Abstract

Salinity severely affects the growth/productivity of rice, which is utilized as major staple food crop worldwide. PDH45 (pea DNA helicase 45), a member of the DEAD-box helicase family, actively provides salinity stress tolerance, but the mechanism behind this is not well known. Therefore, in order to understand the mechanism of stress tolerance, sodium ion (Na+), reactive oxygen species (ROS), cytosolic calcium [Ca2+]cyt and cell viability were analyzed in roots of PDH45 transgenic-IR64 rice lines along with wild-type (WT) IR64 rice under salinity stress (100mM and 200mM NaCl).
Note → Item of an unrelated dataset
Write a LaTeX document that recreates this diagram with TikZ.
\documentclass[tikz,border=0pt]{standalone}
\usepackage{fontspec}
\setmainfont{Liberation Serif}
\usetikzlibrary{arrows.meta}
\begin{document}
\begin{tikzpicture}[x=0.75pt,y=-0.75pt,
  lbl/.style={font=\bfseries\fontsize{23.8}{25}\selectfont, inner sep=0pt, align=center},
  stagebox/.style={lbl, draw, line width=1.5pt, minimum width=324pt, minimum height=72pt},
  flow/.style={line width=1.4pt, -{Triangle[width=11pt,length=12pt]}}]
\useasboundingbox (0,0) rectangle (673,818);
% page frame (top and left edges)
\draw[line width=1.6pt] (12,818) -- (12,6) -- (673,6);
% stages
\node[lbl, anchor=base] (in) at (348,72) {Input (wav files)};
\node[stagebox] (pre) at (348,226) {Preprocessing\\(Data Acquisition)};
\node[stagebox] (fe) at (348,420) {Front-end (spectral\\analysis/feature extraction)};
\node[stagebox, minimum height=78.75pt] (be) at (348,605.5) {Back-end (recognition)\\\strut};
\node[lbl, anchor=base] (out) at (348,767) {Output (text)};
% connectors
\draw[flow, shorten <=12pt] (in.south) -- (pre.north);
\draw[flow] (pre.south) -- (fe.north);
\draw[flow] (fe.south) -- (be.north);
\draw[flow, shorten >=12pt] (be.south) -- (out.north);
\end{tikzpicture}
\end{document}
In addition, the roots of salinity-tolerant (FL478) and susceptible (Pusa-44) rice varieties were also analyzed under salinity stress for comparative analysis. The results reveal that, under salinity stress (100mM and 200mM NaCl), roots of PDH45 transgenic lines accumulate lower levels of Na+, ROS and maintain [Ca2+]cyt and exhibit higher cell viability as compared with roots of WT (IR64) plants. Similar results were also obtained in the salinity-tolerant FL478 rice. However, the roots of WT and salinity-susceptible Pusa-44 rice accumulated higher levels of Na+, ROS and [Ca2+]cyt imbalance and lower cell viability during salinity stress, which is in contrast to the overexpressing PDH45 transgenic lines and salinity-tolerant FL478 rice. Further, to understand the mechanism of PDH45 at molecular level, comparative expression profiling of 12 cation transporters/genes was also conducted in roots of WT (IR64) and overexpressing PDH45 transgenic lines (L1 and L2) under salt stress (24h of 200mM NaCl). The expression analysis results show altered and differential gene expression of cation transporters/genes in salt-stressed roots of WT (IR64) and overexpressing transgenic lines (L1 and L2). These observations collectively suggest that, under salinity stress conditions, PDH45 is involved in the regulation of Na+ level, ROS production, [Ca2+]cyt homeostasis, cell viability and cation transporters in roots of PDH45 transgenic-IR64 rice and consequently provide salinity tolerance. Elucidating the detailed regulatory mechanism of PDH45 will provide a better understanding of salinity stress tolerance and further open new ways to manipulate genome to achieve higher agricultural production under stress.